(Aim) Please retype the records below exactly, from the first line through the line containing "import pandas as pd", and leave out any pictures.

Entries with chart source code:
┏━━
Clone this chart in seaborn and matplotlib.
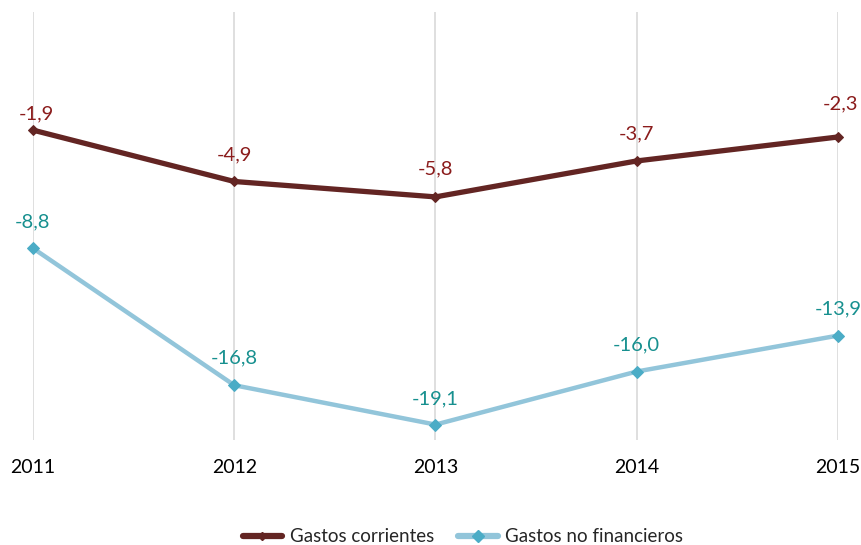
import matplotlib
matplotlib.use("Agg")
import matplotlib.pyplot as plt
import seaborn as sns
import pandas as pd

years = ["2011", "2012", "2013", "2014", "2015"]
gastos_corrientes = [-1.9, -4.9, -5.8, -3.7, -2.3]
gastos_no_financieros = [-8.8, -16.8, -19.1, -16.0, -13.9]
series_names = ["Gastos corrientes", "Gastos no financieros"]

line_colors = ["#632523", "#92c5da"]
marker_colors = ["#632523", "#4bacc6"]
label_colors = ["#8b1c1c", "#17908f"]

df = pd.DataFrame({
    "x": list(range(len(years))) * 2,
    "valor": gastos_corrientes + gastos_no_financieros,
    "serie": [series_names[0]] * len(years) + [series_names[1]] * len(years),
})

sns.set_theme(style="white")
plt.rcParams["font.family"] = ["Lato", "DejaVu Sans"]

fig = plt.figure(figsize=(8.62, 5.45), dpi=100)
ax = fig.add_axes([33 / 862, 1 - 440 / 545, (838 - 33) / 862, (440 - 12) / 545])

sns.lineplot(data=df, x="x", y="valor", hue="serie", palette=line_colors,
             legend=False, ax=ax, sort=False)
for line, mc, ms, lw in zip(ax.get_lines(), marker_colors, [5, 6.5], [3.8, 3.2]):
    line.set_linewidth(lw)
    line.set_marker("D")
    line.set_markersize(ms)
    line.set_markerfacecolor(mc)
    line.set_markeredgecolor(mc)
    line.set_clip_on(False)

ax.set_xlim(0, len(years) - 1)
ax.set_ylim(-20, 5)
ax.set_xticks(range(len(years)))
ax.set_xticklabels(years, fontsize=14, color="#000000")
ax.set_yticks([])
ax.set_xlabel("")
ax.set_ylabel("")
ax.tick_params(axis="x", length=0, pad=14)
for s in ax.spines.values():
    s.set_visible(False)
for i in range(len(years)):
    ax.axvline(i, color="#d9d9d9", linewidth=1.2, zorder=0)

# value labels above each point
offsets = [
    [(3, 16), (0, 27), (0, 28), (0, 27), (3, 33)],
    [(0, 26), (0, 27), (0, 26), (0, 27), (0, 27)],
]
for k, vals in enumerate([gastos_corrientes, gastos_no_financieros]):
    for i, v in enumerate(vals):
        dx, dy = offsets[k][i]
        ax.annotate(f"{v:.1f}".replace(".", ","), (i, v),
                    xytext=(dx * 0.72, dy * 0.72), textcoords="offset points",
                    ha="center", va="center", fontsize=14.5,
                    color=label_colors[k], annotation_clip=False)

handles = [
    plt.Line2D([], [], color=line_colors[0], linewidth=4.5, marker="D",
               markersize=4, markerfacecolor=marker_colors[0]),
    plt.Line2D([], [], color=line_colors[1], linewidth=4.5, marker="D",
               markersize=6, markerfacecolor=marker_colors[1],
               markeredgecolor=marker_colors[1]),
]
fig.legend(handles, series_names, loc="center", bbox_to_anchor=(463 / 862, 1 - 537 / 545),
           ncol=2, frameon=False, fontsize=13.5, handlelength=2.1,
           columnspacing=1.3, handletextpad=0.4)

fig.savefig("out.png", dpi=100)
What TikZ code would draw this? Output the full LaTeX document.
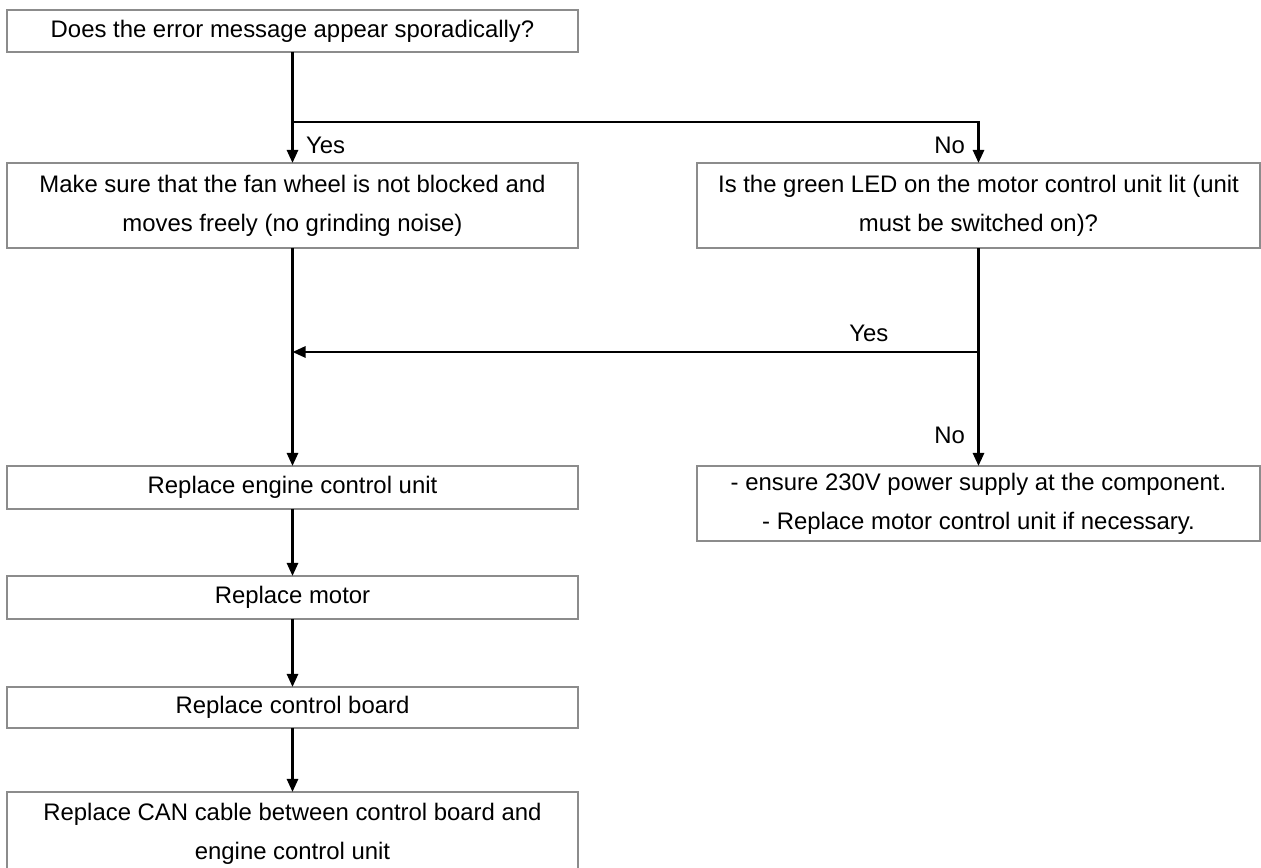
\documentclass[tikz,border=0pt]{standalone}
\usepackage{fontspec}
\setmainfont{Liberation Sans}
\usepackage{tikz}
\usetikzlibrary{arrows.meta, positioning}

\begin{document}
\begin{tikzpicture}[
    node distance=1.34cm and 2.38cm,
    stepbox/.style={draw=black!45, line width=0.6pt, fill=white, outer sep=0pt, inner sep=2pt, minimum width=11.42cm, minimum height=0.86cm, align=center, font=\fontsize{13.6}{22.2}\selectfont},
    tallbox/.style={stepbox, minimum height=1.7cm},
    widebox/.style={stepbox, minimum width=11.26cm, minimum height=1.5cm},
    arrow/.style={-{Triangle[length=2.6mm, width=2.2mm]}, line width=1.5pt},
    link/.style={line width=1.5pt},
    answer/.style={font=\fontsize{13.6}{17}\selectfont, inner sep=3pt}
]

\useasboundingbox (0,0) rectangle (25.22,-17.36);

\node[stepbox, minimum height=0.84cm] (sporadic) at (5.85,-0.62) {Does the error message appear sporadically?};

\node[tallbox, below=2.22cm of sporadic] (fanwheel) {Make sure that the fan wheel is not blocked and\\moves freely (no grinding noise)};
\node[tallbox, minimum width=11.26cm, right=2.38cm of fanwheel] (greenled) {Is the green LED on the motor control unit lit (unit\\must be switched on)?};

\coordinate[below=1.4cm of sporadic.south] (fork);

\draw[link] (sporadic.south) -- (fork);
\draw[arrow] (fork) -- node[answer, right, pos=0.56, xshift=4pt] {Yes} (fanwheel.north);
\draw[arrow] (fork) -| node[answer, left, pos=0.78, xshift=-4pt] {No} (greenled.north);


\node[stepbox, below=4.36cm of fanwheel] (ecu) {Replace engine control unit};
\node[widebox, below=4.36cm of greenled] (power) {- ensure 230V power supply at the component.\\- Replace motor control unit if necessary.};

\coordinate[below=2.08cm of greenled.south] (ledyes);
\coordinate (merge) at (ledyes -| fanwheel.south);

\draw[arrow] (fanwheel.south) -- (ecu.north);
\draw[arrow] (greenled.south) -- node[answer, left, pos=0.86, xshift=-4pt] {No} (power.north);
\draw[arrow] (ledyes) -- node[answer, above, pos=0.16, yshift=2pt] {Yes} (merge);


\node[stepbox, below=1.34cm of ecu] (motor) {Replace motor};
\node[stepbox, minimum height=0.82cm, below=1.36cm of motor] (board) {Replace control board};
\node[tallbox, minimum height=1.66cm, below=1.28cm of board] (cable) {Replace CAN cable between control board and\\engine control unit};

\draw[arrow] (ecu.south) -- (motor.north);
\draw[arrow] (motor.south) -- (board.north);
\draw[arrow] (board.south) -- (cable.north);

\end{tikzpicture}
\end{document}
┗━━
(Completed task)
Clone this chart in seaborn and matplotlib.
import matplotlib
matplotlib.use("Agg")
import matplotlib.pyplot as plt
import seaborn as sns
import pandas as pd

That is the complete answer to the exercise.